Euler's rotation theorem in the context of "Orientation (geometry)"

Rotation around a fixed axis or axial rotation is a special case of rotational motion around an axis of rotation fixed, stationary, or static in three-dimensional space. This type of motion excludes the possibility of the instantaneous axis of rotation changing its orientation and cannot describe such phenomena as wobbling or precession. According to Euler's rotation theorem, simultaneous rotation along a number of stationary axes at the same time is impossible; if two rotations are forced at the same time, a new axis of rotation will result.

This concept assumes that the rotation is also stable, such that no torque is required to keep it going. The kinematics and dynamics of rotation around a fixed axis of a rigid body are mathematically much simpler than those for free rotation of a rigid body; they are entirely analogous to those of linear motion along a single fixed direction, which is not true for free rotation of a rigid body. The expressions for the kinetic energy of the object, and for the forces on the parts of the object, are also simpler for rotation around a fixed axis, than for general rotational motion. For these reasons, rotation around a fixed axis is typically taught in introductory physics courses after students have mastered linear motion; the full generality of rotational motion is not usually taught in introductory physics classes.

In geometry, there exist various rotation formalisms to express a rotation in three dimensions as a mathematical transformation. In physics, this concept is applied to classical mechanics where rotational (or angular) kinematics is the science of quantitative description of a purely rotational motion. The orientation of an object at a given instant is described with the same tools, as it is defined as an imaginary rotation from a reference placement in space, rather than an actually observed rotation from a previous placement in space.

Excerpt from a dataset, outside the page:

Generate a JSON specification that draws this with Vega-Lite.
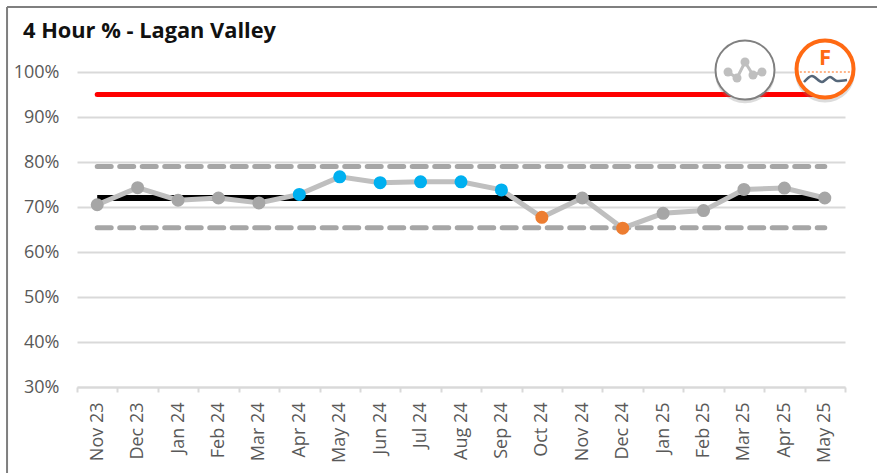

According to Euler's rotation theorem, the rotation of a rigid body (or three-dimensional coordinate system with a fixed origin) is described by a single rotation about some axis. Such a rotation may be uniquely described by a minimum of three real parameters. However, for various reasons, there are several ways to represent it. Many of these representations use more than the necessary minimum of three parameters, although each of them still has only three degrees of freedom.